** Task requirements **
Return every line below in which "this" appears.

** Data shown **
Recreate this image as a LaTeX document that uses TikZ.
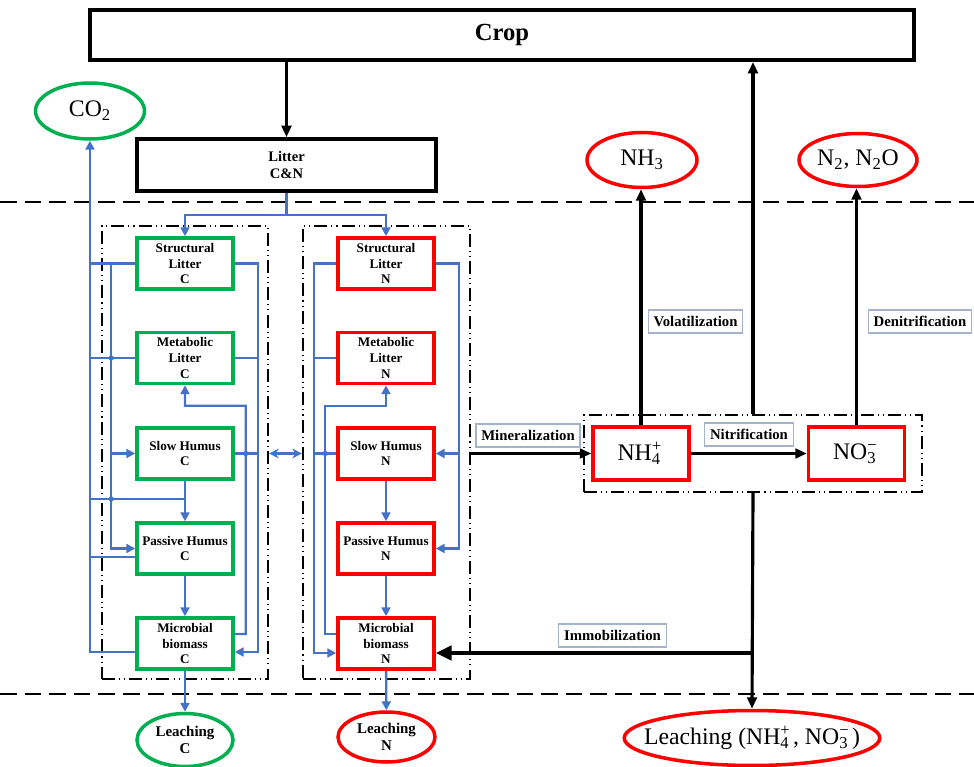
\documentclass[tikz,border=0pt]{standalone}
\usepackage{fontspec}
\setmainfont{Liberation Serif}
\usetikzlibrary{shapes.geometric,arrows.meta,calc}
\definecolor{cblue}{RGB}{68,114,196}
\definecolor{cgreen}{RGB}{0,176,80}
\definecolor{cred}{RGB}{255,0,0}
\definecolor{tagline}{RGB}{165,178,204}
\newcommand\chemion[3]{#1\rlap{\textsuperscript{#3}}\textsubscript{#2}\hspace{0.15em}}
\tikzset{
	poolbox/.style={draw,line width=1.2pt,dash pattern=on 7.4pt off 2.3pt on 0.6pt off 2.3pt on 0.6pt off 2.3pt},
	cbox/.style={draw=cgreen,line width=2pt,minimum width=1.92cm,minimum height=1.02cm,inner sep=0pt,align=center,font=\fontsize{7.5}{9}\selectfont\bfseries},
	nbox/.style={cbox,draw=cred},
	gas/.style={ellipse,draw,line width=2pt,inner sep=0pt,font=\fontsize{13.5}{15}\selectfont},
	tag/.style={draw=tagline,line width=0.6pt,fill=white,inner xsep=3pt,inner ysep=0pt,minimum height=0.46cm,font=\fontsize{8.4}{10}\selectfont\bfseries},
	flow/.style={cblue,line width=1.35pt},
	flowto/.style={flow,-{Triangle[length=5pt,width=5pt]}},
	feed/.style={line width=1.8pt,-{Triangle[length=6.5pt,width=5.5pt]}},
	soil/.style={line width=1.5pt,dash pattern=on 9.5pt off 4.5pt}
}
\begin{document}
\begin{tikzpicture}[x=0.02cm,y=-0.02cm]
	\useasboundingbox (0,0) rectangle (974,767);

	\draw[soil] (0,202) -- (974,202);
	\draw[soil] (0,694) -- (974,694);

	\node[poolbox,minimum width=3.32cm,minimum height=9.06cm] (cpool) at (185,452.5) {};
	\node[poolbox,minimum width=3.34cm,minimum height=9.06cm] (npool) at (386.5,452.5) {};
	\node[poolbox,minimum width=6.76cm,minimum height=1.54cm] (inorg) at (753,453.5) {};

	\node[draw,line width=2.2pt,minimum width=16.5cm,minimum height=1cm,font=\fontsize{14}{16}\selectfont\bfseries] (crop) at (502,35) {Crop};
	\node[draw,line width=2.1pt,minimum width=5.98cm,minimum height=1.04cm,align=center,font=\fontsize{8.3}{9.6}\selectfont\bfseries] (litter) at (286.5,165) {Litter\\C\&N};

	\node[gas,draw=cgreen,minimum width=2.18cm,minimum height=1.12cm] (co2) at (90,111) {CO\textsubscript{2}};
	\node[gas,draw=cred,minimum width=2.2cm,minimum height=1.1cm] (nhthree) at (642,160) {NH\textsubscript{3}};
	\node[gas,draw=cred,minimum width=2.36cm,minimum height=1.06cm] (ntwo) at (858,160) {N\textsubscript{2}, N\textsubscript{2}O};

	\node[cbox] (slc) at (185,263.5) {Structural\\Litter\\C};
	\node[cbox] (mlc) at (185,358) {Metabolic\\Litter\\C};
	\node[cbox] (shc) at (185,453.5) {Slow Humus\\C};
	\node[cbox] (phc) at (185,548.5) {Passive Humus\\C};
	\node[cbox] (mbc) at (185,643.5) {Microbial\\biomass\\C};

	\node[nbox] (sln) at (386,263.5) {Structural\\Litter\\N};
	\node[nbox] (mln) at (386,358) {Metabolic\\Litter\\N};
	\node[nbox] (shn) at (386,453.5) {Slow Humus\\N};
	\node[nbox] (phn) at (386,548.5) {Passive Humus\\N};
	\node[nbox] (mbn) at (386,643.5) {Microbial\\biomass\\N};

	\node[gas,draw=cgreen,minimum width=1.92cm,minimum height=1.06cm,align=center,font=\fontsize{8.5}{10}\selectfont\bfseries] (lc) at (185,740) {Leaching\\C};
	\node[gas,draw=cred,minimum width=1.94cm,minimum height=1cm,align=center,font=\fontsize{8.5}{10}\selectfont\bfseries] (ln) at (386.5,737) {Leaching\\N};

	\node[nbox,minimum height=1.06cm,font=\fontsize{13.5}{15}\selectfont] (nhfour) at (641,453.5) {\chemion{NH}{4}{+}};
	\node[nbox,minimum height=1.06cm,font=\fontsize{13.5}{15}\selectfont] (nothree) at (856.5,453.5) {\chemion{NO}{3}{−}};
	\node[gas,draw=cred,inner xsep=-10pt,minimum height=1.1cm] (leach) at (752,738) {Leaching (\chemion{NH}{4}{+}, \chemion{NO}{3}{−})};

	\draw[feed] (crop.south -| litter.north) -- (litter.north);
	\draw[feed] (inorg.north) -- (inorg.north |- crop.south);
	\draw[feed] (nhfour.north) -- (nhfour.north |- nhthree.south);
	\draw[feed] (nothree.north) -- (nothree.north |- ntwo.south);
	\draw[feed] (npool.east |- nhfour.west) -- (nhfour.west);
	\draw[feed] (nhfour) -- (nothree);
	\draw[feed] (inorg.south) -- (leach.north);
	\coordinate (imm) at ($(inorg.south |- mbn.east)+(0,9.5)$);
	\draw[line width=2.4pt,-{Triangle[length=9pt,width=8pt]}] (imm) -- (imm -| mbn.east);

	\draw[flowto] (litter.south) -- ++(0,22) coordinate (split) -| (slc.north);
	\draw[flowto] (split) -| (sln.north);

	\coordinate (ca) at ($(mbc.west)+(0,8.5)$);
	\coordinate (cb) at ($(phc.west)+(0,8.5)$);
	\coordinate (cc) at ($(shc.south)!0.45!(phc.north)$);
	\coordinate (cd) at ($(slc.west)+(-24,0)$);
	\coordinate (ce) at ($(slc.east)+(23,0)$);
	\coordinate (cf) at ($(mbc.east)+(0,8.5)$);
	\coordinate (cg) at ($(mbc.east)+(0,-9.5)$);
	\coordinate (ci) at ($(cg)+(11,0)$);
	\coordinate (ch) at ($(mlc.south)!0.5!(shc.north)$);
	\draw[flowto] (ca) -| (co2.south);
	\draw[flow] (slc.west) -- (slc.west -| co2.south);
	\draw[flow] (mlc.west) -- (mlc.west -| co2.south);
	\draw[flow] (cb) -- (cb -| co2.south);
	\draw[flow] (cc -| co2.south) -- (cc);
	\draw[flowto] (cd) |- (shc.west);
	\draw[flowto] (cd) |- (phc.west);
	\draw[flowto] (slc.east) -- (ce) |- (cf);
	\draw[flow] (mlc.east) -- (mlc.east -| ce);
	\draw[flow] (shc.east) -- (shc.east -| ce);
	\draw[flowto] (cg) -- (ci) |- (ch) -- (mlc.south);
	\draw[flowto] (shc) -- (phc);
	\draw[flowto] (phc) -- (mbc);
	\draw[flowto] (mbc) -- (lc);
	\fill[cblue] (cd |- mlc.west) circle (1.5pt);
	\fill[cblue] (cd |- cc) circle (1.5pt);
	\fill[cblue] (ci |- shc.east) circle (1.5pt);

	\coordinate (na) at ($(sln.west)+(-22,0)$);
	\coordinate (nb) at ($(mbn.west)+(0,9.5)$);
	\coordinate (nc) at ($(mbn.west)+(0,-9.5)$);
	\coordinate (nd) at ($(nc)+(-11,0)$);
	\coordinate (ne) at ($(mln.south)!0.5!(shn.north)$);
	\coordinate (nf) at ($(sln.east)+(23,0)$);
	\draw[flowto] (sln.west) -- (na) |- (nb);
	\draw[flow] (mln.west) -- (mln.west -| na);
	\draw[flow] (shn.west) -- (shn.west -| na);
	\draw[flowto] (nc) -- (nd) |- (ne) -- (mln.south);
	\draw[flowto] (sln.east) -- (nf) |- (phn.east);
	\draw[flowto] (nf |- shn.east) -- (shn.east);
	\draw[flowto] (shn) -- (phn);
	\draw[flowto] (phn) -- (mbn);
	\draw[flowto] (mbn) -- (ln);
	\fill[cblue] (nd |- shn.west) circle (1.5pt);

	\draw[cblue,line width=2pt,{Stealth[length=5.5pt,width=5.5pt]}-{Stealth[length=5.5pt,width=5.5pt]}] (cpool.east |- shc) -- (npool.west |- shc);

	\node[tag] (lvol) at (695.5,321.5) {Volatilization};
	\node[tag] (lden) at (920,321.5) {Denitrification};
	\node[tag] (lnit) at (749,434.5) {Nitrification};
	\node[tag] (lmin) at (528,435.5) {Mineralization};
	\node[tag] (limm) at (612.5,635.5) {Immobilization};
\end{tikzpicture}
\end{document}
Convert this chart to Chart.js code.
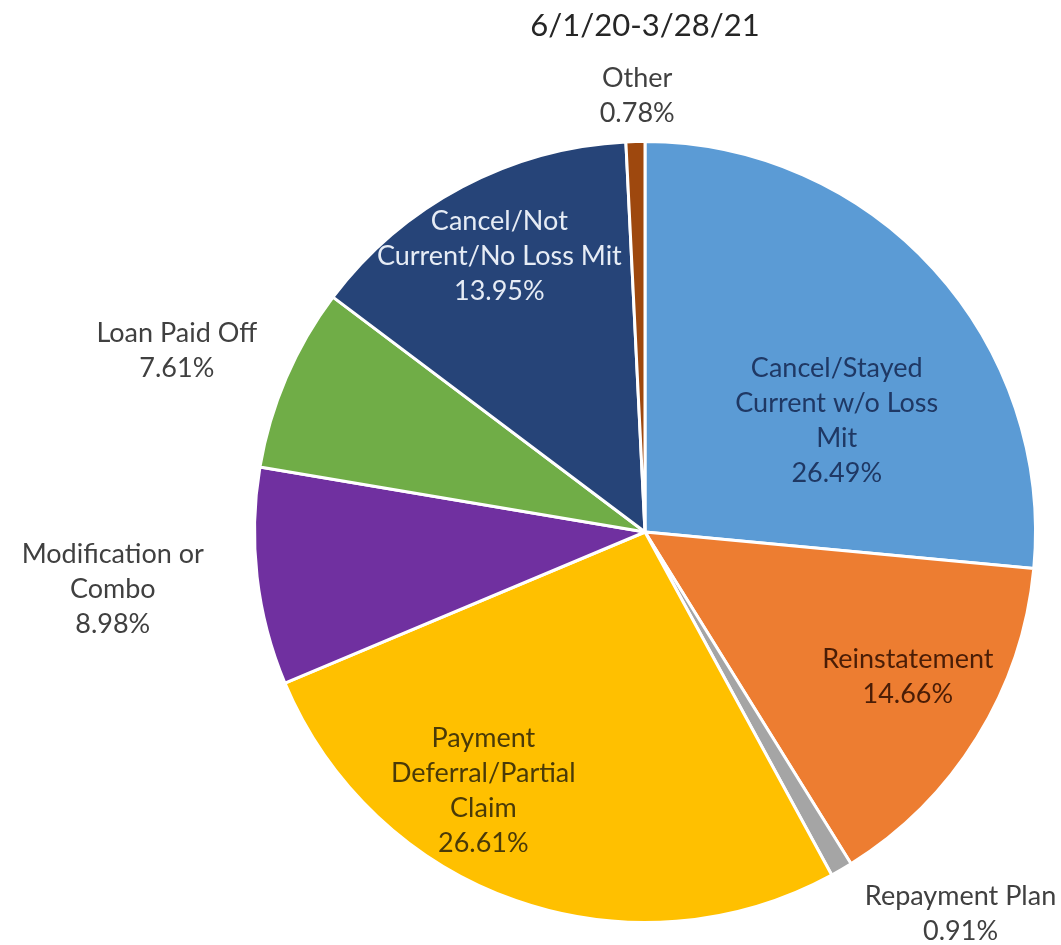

** Full solution **
Recreate this image as a LaTeX document that uses TikZ.
Convert this chart to Chart.js code.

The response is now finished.